D'une part, en effet, il apparaît clairement, à l'expérience à présent suffisamment étendue dans le temps, que l'institution communautaire, responsable entre autres des politiques d'enseignement et de la culture, ne peut réellement pas œuvrer en synergie suffisante avec les politiques multiples et complexes de reconversion et de dynamisation conduites par la Région wallonne pour elle-même ; et donc, pour ce motif, la CFB fonctionne nécessairement comme facteur de ralentissement permanent de la bonne finalisation des politiques régionales, et par conséquent, constitue un vrai facteur de décrédibilisation et de déstabilisation fondamentale des Régions.

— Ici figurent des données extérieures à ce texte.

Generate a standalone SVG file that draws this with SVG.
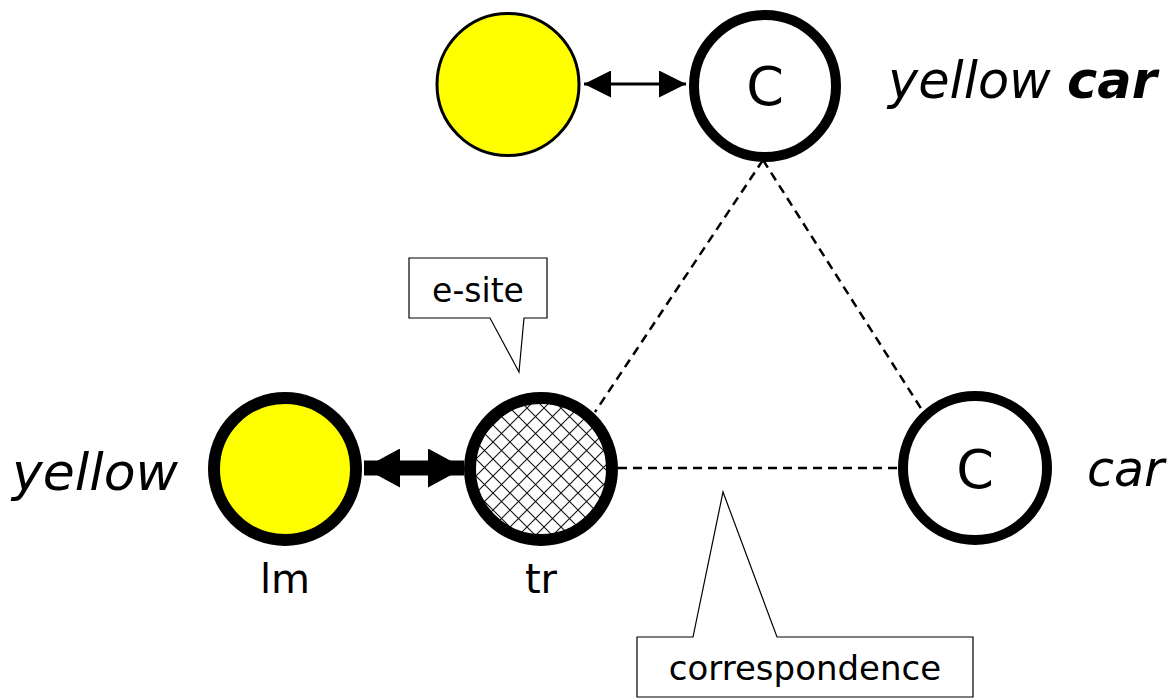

Mais d'autre part, si l'on pousse le raisonnement à son terme, l'on découvre aussi que cette même Communauté française doit être vue comme concurrente menaçante, pour la raison - déjà évoquée plus haut- qu'elle constitue de fait une forme institutionnelle - réceptacle, et un outil potentiel de désagrégation et de récupération des compétences et des institutions régionales, dans le cas où l'histoire conduirait celles-ci à devoir purement et simplement s'effacer .
- 1. Cette nécessité de reconnaissance de la fonction de Bruxelles-Capitale comme capitale économique de la Wallonie apparaît p.ex. telle quelle dans les conclusions finales d'un récent Colloque organisé par l'Association des économistes de Louvain sur le thème du Plan Marshall, et où intervinrent des économistes-professeurs de plusieurs Universités francophones, ainsi que certains hauts fonctionnaires régionaux.Dans les Actes du Colloque, intitulé « Le plan d'actions prioritaires de la Région Wallonne » (parus en 2006 aux Presses Universitaires de Louvain), l'affirmation de Bruxelles comme capitale économique de la Wallonie apparaît nettement liée à l'autre affirmation selon laquelle « aucune métropole wallonne ne peut servir aujourd'hui de capitale économique » (cf. publication des Actes, pp. 107 et 109).